Aerodactylus, like related pterosaurs, had a crest on its skull composed mainly of soft tissues along the top of the skull. One specimen (MCZ 1505, the counter slab of BSP 1883 XVI 1) shows a roughly triangular soft tissue crest extending upward above the posterior half of the naso-antorbital fenestra and the eye; the crest was 44 to 51 mm long (around 38 to 45% of the total length of the skull) and reached a maximum height of 9.5 mm.

Bennett (2013) noted that other authors claimed that the soft tissue crest of Pterodactylus extended backward behind the skull; Bennett himself, however, didn't find any evidence for the crest extending past the back of the skull. The back of the skull bore a small crest or "lappet" which pointed backward in a cone-shaped structure. The lappet was composed mainly of long, stiffened fibres twisted together in a spiral pattern inside a conical sheath of soft tissue.

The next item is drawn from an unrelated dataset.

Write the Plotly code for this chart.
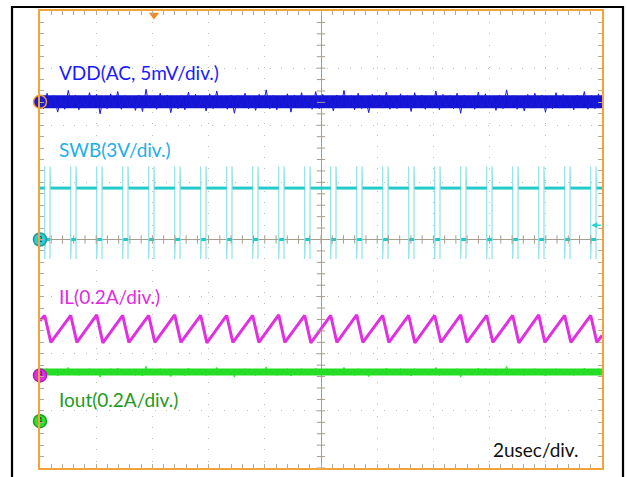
import plotly.graph_objects as go
import numpy as np

# ---- axes: time in µs (2 µs/div, 10 div), vertical in divisions (8 div)
X_RANGE = [-10, 10]
Y_RANGE = [-4, 4]

# ---- SWB switching edges (µs)
swb_fall = [-9.833, -8.907, -7.982, -7.057, -6.132, -5.206, -4.281, -3.356, -2.431, -1.505, -0.580,
            0.345, 1.270, 2.196, 3.121, 4.046, 4.971, 5.897, 6.822, 7.747, 8.672, 9.598]
swb_rise = [-9.644, -8.718, -7.793, -6.868, -5.943, -5.017, -4.092, -3.167, -2.242, -1.316, -0.391,
            0.534, 1.459, 2.385, 3.310, 4.235, 5.160, 6.086, 7.011, 7.936, 8.861, 9.787]
SWB_HIGH = 0.90
SWB_LOW = 0.0
SWB_OVER = 1.28
SWB_UNDER = -0.34

# ---- inductor current (div): peaks at falling edges, valleys at rising edges
il_peak = [-1.33, -1.33, -1.32, -1.33, -1.33, -1.32, -1.33, -1.33, -1.33, -1.32, -1.33,
           -1.33, -1.32, -1.33, -1.33, -1.33, -1.32, -1.33, -1.33, -1.32, -1.33, -1.33]
il_valley = [-1.80, -1.80, -1.81, -1.80, -1.80, -1.80, -1.81, -1.80, -1.80, -1.80, -1.81,
             -1.80, -1.80, -1.80, -1.81, -1.80, -1.80, -1.80, -1.81, -1.80, -1.80, -1.80]
IL_START = -1.42
IL_END = -1.68

# ---- VDD (AC) and Iout levels (div) with noise read as 0.01-div offsets
VDD_LEVEL = 2.41
vdd_noise = [10,-12,15,-9,11,-18,8,-13,20,-10,12,-14,9,-11,16,-8,13,-21,10,-12,
             14,-9,18,-13,11,-10,9,-15,12,-17,22,-11,10,-13,15,-9,12,-19,8,-12,
             11,-14,17,-10,13,-9,10,-16,14,-12,19,-11,9,-13,12,-20,11,-10,15,-12,
             10,-15,13,-9,21,-12,11,-14,9,-10,14,-18,12,-11,16,-9,10,-13,18,-12,
             13,-10,9,-16,12,-11,20,-9,11,-14,15,-12,10,-19,13,-10,12,-11,17,-13,
             9,-12,14,-10,11,-17,16,-9,12,-13,10,-11,19,-14,13,-10,11,-12,15,-20,
             12,-9,10,-13,17,-11,14,-10,9,-15,12,-12,21,-9,11,-13,10,-16,13,-11,
             15,-10,12,-18,9,-12,16,-11,13,-9,10,-14,12,-10,18,-13,11,-12,14,-9]
IOUT_LEVEL = -2.32
iout_noise = [4,-5,6,-3,5,-7,3,-4,8,-5,4,-6,3,-4,6,-3,5,-9,4,-5,
              6,-4,7,-5,4,-3,5,-6,4,-7,10,-4,3,-5,6,-4,5,-8,3,-5,
              4,-6,7,-4,5,-3,4,-6,5,-5,8,-4,3,-5,5,-9,4,-4,6,-5,
              4,-6,5,-3,9,-5,4,-6,3,-4,6,-7,5,-4,6,-3,4,-5,7,-5,
              5,-4,3,-6,5,-4,8,-3,4,-6,6,-5,4,-8,5,-4,5,-4,7,-5,
              3,-5,6,-4,4,-7,6,-3,5,-5,4,-4,8,-6,5,-4,4,-5,6,-9,
              5,-3,4,-5,7,-4,6,-4,3,-6,5,-5,10,-3,4,-5,4,-6,5,-4,
              6,-4,5,-7,3,-5,6,-4,5,-3,4,-6,5,-4,7,-5,4,-5,6,-3]

# ---- channel reference markers (div) and trigger
ch_names = ["1", "2", "3", "4"]
ch_levels = [2.41, 0.0, -2.38, -3.18]
ch_colors = ["#1a1ad8", "#2ccfd6", "#e030e0", "#2ee02e"]
TRIG_TIME = -5.943
TRIG_LEVEL = 0.25

# ---- labels
labels = ["VDD(AC, 5mV/div.)", "SWB(3V/div.)", "IL(0.2A/div.)", "Iout(0.2A/div.)", "2usec/div."]
label_x = [-9.40, -9.40, -9.40, -9.40, 6.05]
label_y = [2.93, 1.58, -1.00, -2.80, -3.68]
label_colors = ["#1a1aff", "#1eaee8", "#e02be0", "#1e9a1e", "#111111"]

FONT = "Lato"
FONT_SIZE = 19

fig = go.Figure()

# VDD
nt = np.linspace(X_RANGE[0], X_RANGE[1], len(vdd_noise))
fig.add_trace(go.Scatter(x=X_RANGE, y=[VDD_LEVEL, VDD_LEVEL], mode="lines",
                         line=dict(color="#1414d2", width=13), hoverinfo="skip"))
fig.add_trace(go.Scatter(x=nt, y=VDD_LEVEL + np.array(vdd_noise) / 100.0, mode="lines",
                         line=dict(color="#1a1ae0", width=1), hoverinfo="skip"))

# SWB
sx, sy = [X_RANGE[0]], [SWB_HIGH]
dx, dy = [X_RANGE[0]], [SWB_HIGH]
for f, r in zip(swb_fall, swb_rise):
    sx += [f, f, f, f + 0.02, r, r, r, r + 0.02]
    sy += [SWB_HIGH, SWB_OVER, SWB_UNDER, SWB_LOW, SWB_LOW, SWB_UNDER, SWB_OVER, SWB_HIGH]
    dx += [f, None, f + 0.02, r, None, r + 0.02]
    dy += [SWB_HIGH, None, SWB_LOW, SWB_LOW, None, SWB_HIGH]
sx.append(X_RANGE[1]); sy.append(SWB_HIGH)
dx.append(X_RANGE[1]); dy.append(SWB_HIGH)
fig.add_trace(go.Scatter(x=sx, y=sy, mode="lines", line=dict(color="#8fe2e4", width=1.2),
                         hoverinfo="skip"))
fig.add_trace(go.Scatter(x=dx, y=dy, mode="lines", line=dict(color="#22cacc", width=3),
                         connectgaps=False, hoverinfo="skip"))

# IL
ix, iy = [X_RANGE[0]], [IL_START]
for f, r, p, v in zip(swb_fall, swb_rise, il_peak, il_valley):
    ix += [f, r + 0.03]
    iy += [p, v]
ix.append(X_RANGE[1]); iy.append(IL_END)
fig.add_trace(go.Scatter(x=ix, y=iy, mode="lines", line=dict(color="#e030e0", width=3),
                         hoverinfo="skip"))

# Iout
nt2 = np.linspace(X_RANGE[0], X_RANGE[1], len(iout_noise))
fig.add_trace(go.Scatter(x=X_RANGE, y=[IOUT_LEVEL, IOUT_LEVEL], mode="lines",
                         line=dict(color="#22dd22", width=7), hoverinfo="skip"))
fig.add_trace(go.Scatter(x=nt2, y=IOUT_LEVEL + np.array(iout_noise) / 100.0, mode="lines",
                         line=dict(color="#30e030", width=1), hoverinfo="skip"))

# centre crosshair minor ticks
yt = np.arange(Y_RANGE[0], Y_RANGE[1] + 1e-9, 0.2)
xt = np.arange(X_RANGE[0], X_RANGE[1] + 1e-9, 0.4)
fig.add_trace(go.Scatter(x=np.zeros_like(yt), y=yt, mode="markers",
                         marker=dict(symbol="line-ew", size=6, line=dict(color="#a89c8c", width=1)),
                         hoverinfo="skip"))
fig.add_trace(go.Scatter(x=xt, y=np.zeros_like(xt), mode="markers",
                         marker=dict(symbol="line-ns", size=6, line=dict(color="#a89c8c", width=1)),
                         hoverinfo="skip"))

# channel markers (+ small arrows for ch2 / ch4)
edge = ["#f0a030", "#1a9aa0", "#b020b0", "#20a020"]
fig.add_trace(go.Scatter(x=[-9.84, -9.84], y=[ch_levels[1], ch_levels[3]], mode="markers",
                         marker=dict(symbol="triangle-right", size=5,
                                     color=[ch_colors[1], ch_colors[3]]),
                         cliponaxis=False, hoverinfo="skip"))
fig.add_trace(go.Scatter(x=[X_RANGE[0]] * 4, y=ch_levels, mode="markers+text",
                         marker=dict(symbol="circle", size=13, color=ch_colors,
                                     line=dict(color=edge, width=1.5)),
                         text=ch_names, textposition="middle center",
                         textfont=dict(size=8, color="#222222", family=FONT),
                         cliponaxis=False, hoverinfo="skip"))
# trigger marker
fig.add_trace(go.Scatter(x=[TRIG_TIME], y=[3.93], mode="markers",
                         marker=dict(symbol="triangle-down", size=9, color="#f08a20"),
                         cliponaxis=False, hoverinfo="skip"))

annotations = []
for txt, x, y, c in zip(labels, label_x, label_y, label_colors):
    annotations.append(dict(x=x, y=y, xref="x", yref="y", text=txt, showarrow=False,
                            xanchor="left", yanchor="middle",
                            font=dict(family=FONT, size=FONT_SIZE, color=c)))
annotations.append(dict(x=9.62, y=TRIG_LEVEL, xref="x", yref="y", text="", showarrow=True,
                        ax=11, ay=0, arrowhead=2, arrowsize=0.8, arrowwidth=1.5,
                        arrowcolor="#2ccfd6"))

axis_common = dict(showticklabels=False, showline=True, linecolor="#f2a33a", linewidth=2,
                   mirror="ticks", ticks="inside", ticklen=4, tickcolor="#b4aa9a",
                   zeroline=True, zerolinecolor="#a89c8c", zerolinewidth=1,
                   showgrid=True, gridcolor="#bdbdbd", gridwidth=1)
fig.update_layout(
    width=627, height=477,
    margin=dict(l=40, r=25, t=9, b=9),
    paper_bgcolor="white", plot_bgcolor="white",
    showlegend=False,
    xaxis=dict(range=X_RANGE, dtick=2, griddash="1px,10.24px",
               minor=dict(dtick=0.4, ticks="inside", ticklen=4, tickcolor="#b4aa9a", showgrid=False),
               **axis_common),
    yaxis=dict(range=Y_RANGE, dtick=1, griddash="1px,10.48px",
               minor=dict(dtick=0.2, ticks="inside", ticklen=4, tickcolor="#b4aa9a", showgrid=False),
               **axis_common),
    annotations=annotations,
    shapes=[dict(type="rect", xref="paper", yref="paper", x0=-0.0498, x1=1.0374,
                 y0=-0.06, y1=1.0087, line=dict(color="black", width=2.2), layer="above")],
)

fig.write_html("out.html", config={"displayModeBar": False, "staticPlot": True},
               post_script="document.body.style.margin='0';document.body.style.overflow='hidden';")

The wings were long, and the wing membranes appear to have lacked the furry covering of pycnofibres present in some other pterosaurs (such as Pterorhynchus and Jeholopterus). The wing membrane extended between the fingers and toes as webbing, and a uropatagium (secondary membrane between the feet and tail) was present, as well as a propatagium (membrane between the wrist and shoulder). Both the finger and toe claws were covered in keratin sheaths that extended and curved into sharp hooks well beyond their bony cores.